All supply chains and particularly those in a large manufacturing enterprise are actually made up of two parallel supply chains which run together: the supply chains of energy and the supply chains of material. Some may argue the measured continuous information about the material and energy supply chain flows is also a supply chain of information even though it is of a secondary nature.

The actual value flowing through the supply chains of a large enterprise is between 2 to 5 times the actual turnovers of a typical enterprise. This is not hard to imagine when you visualize the different stages of transformation that the input raw materials are subject to, as well as the number of stages and the extent of transformation in each stage.

A 1% reduction in the loss or its conjugate that is 1% improvement in the yield in every supply chain is logically equivalent to 2% to 5% of the turnover. For an enterprise which makes a profit equal to 15% of the turnover this improvement can be worth 33% increase in the profits. The profit ratio of 15% of turnover has been harvested from the EBITDA in 2008 financial results for BlueScope Steel. It is not difficult now to see the importance in seeking to improve the efficiency of each major supply chain. While loss reduction via the discovery of suboptimal operational sequences and scenarios in an important source of improvement it is not the only one.

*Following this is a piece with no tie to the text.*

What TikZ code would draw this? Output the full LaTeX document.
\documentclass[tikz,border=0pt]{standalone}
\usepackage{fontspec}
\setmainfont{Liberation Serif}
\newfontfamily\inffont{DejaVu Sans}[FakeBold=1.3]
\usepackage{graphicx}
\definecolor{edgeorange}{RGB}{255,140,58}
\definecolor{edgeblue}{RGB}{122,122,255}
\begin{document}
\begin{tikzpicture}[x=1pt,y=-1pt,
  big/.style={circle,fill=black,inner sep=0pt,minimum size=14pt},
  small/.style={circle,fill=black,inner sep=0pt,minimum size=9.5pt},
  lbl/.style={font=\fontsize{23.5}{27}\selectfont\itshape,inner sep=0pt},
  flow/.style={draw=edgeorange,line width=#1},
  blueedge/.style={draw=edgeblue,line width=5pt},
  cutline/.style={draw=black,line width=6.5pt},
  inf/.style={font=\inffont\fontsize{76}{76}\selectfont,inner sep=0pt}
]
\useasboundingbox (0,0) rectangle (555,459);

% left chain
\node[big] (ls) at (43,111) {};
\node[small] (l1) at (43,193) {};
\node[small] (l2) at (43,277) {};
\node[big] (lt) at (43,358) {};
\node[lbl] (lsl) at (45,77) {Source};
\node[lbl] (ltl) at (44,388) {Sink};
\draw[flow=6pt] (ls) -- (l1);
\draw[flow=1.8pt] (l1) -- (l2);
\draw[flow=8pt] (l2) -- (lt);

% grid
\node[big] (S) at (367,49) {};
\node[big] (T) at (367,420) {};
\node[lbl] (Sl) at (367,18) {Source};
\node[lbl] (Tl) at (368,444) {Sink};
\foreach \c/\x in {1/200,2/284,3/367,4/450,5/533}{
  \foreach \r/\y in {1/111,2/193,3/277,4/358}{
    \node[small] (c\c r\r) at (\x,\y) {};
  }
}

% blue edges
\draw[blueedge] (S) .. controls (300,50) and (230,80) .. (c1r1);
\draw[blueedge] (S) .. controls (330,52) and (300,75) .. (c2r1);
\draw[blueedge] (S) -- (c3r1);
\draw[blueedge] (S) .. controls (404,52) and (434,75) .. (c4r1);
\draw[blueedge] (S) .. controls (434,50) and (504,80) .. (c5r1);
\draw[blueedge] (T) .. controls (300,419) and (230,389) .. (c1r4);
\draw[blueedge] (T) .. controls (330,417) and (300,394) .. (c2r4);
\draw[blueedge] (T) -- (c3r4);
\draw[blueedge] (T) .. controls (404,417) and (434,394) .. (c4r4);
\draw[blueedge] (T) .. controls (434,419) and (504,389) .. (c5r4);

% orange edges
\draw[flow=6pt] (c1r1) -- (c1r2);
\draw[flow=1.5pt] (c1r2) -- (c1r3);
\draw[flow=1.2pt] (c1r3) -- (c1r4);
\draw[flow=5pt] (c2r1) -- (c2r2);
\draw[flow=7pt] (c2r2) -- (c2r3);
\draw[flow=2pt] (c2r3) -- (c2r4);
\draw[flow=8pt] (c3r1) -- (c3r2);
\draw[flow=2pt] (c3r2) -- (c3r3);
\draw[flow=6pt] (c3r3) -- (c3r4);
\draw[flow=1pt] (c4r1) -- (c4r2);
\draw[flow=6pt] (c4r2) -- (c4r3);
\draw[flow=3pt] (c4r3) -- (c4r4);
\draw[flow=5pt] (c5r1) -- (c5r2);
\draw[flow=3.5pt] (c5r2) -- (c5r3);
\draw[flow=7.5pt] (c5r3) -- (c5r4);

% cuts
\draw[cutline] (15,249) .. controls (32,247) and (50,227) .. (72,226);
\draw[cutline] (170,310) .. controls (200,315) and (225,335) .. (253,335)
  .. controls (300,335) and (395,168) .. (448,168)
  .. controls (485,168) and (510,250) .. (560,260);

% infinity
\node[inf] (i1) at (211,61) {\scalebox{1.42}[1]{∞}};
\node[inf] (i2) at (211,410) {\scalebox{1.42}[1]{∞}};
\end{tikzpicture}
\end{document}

It is just as important to detect quickly any departure from the best practice in major supply chains and to seek out the root cause and fix it quickly before this can make a major impact on the bottom line. ICT can play a critical role in facilitating and enabling this. Surprisingly there is still scope to build domain focused best practice dashboards and other tools, as in the past these were not done since energy was cheap and the focus was on producing more rather than producing efficiently.

Each major supply chain can be decomposed into smaller ones at the level on a unit. In each these of these smaller supply chains there is a concept of best practice yield and conversion cost. Energy used in the unit operation and any additional inputs and labour make up the conversion cost.

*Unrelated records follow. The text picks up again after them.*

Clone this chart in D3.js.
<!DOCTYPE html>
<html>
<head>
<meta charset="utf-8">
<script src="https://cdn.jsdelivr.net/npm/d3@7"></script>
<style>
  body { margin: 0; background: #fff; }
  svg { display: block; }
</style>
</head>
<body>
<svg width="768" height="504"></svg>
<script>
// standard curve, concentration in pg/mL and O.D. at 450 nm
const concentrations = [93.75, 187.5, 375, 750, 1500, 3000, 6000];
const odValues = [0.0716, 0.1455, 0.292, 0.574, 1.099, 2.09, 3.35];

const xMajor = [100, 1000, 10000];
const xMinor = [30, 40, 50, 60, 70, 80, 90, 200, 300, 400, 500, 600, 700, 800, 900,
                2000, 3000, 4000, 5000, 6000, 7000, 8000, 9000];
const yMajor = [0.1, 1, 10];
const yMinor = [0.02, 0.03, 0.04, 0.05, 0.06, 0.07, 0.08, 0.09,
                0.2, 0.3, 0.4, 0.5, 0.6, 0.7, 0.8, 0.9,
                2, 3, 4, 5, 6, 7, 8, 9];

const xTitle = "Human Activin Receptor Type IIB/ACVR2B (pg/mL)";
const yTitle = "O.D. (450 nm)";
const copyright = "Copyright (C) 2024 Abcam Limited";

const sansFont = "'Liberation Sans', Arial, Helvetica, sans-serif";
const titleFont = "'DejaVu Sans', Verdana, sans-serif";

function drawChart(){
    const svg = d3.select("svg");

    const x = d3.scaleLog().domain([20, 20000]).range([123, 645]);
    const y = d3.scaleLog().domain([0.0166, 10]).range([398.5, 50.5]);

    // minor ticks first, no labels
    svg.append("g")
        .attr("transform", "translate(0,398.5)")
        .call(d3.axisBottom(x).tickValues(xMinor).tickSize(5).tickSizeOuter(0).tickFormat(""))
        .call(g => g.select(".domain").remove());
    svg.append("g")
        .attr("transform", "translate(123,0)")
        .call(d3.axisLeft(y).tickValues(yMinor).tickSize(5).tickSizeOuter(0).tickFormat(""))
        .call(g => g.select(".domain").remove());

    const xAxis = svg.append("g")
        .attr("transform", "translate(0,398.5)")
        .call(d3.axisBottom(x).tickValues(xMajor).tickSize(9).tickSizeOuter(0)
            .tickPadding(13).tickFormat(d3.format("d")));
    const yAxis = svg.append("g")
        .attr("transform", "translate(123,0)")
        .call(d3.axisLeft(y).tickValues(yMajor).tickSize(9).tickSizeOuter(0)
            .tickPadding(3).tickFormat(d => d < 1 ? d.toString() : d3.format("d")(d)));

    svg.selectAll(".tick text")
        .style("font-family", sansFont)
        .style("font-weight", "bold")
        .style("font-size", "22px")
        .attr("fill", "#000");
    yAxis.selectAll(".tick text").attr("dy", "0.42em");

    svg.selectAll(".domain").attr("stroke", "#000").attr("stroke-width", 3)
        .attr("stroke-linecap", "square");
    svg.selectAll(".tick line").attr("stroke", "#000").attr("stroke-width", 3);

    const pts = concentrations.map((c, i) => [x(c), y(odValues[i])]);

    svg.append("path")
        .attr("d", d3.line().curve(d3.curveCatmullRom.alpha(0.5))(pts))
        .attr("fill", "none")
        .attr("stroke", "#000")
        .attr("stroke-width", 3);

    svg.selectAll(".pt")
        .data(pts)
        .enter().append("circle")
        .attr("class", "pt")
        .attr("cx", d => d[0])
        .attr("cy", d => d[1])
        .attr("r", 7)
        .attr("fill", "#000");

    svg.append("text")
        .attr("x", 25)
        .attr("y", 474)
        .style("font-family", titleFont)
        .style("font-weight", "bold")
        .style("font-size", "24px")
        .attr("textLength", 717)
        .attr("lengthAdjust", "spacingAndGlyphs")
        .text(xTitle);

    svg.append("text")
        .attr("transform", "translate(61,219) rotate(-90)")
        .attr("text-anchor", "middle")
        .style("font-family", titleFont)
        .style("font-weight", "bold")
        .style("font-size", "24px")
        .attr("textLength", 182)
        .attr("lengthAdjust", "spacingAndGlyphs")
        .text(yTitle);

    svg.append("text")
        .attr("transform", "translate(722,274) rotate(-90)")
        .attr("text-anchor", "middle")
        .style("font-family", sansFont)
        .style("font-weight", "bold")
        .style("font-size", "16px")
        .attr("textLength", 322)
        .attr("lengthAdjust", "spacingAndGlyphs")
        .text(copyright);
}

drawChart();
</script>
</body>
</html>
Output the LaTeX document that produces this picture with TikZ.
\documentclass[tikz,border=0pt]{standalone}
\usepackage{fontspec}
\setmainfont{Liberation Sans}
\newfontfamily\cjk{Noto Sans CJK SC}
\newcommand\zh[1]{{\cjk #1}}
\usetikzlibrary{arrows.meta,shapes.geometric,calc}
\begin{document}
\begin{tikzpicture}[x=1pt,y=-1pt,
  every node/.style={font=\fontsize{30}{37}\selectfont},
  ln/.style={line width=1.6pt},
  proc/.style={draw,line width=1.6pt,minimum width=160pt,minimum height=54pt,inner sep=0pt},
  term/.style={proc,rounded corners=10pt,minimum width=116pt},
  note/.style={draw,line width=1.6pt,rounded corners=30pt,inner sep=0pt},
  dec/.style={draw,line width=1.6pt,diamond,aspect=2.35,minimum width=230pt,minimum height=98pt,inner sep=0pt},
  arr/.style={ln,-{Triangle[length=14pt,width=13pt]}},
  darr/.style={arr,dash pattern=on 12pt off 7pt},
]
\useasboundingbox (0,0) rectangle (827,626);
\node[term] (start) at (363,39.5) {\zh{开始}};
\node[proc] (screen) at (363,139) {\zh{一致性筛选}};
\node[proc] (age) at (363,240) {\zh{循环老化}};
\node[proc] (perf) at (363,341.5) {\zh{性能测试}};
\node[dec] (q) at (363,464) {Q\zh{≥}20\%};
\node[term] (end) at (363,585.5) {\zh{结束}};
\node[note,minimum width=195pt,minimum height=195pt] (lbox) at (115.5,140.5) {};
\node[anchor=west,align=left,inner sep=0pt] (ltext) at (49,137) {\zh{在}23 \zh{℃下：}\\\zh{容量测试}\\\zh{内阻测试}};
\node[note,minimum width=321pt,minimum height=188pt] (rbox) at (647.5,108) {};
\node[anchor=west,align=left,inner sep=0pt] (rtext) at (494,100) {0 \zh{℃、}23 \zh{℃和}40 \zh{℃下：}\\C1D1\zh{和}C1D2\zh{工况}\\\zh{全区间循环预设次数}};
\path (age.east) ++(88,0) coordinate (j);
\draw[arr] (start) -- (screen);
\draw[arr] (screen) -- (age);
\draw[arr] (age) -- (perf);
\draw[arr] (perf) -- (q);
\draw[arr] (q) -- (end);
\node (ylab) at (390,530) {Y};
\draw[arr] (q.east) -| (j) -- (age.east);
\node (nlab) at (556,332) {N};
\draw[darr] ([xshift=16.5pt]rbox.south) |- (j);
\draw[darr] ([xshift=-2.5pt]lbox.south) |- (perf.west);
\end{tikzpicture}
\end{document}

It is of great economic importance that the yield and conversion cost in each supply chain be kept as close to the best practice as possible. However the concept of best practice for an individual supply chain is not always the best possible yield or least conversion cost. Though counter intuitive this can be explained.

The most optimal economic outcome for the entire enterprise may require levels of operation of individual; supply chains which are individually sub optimal.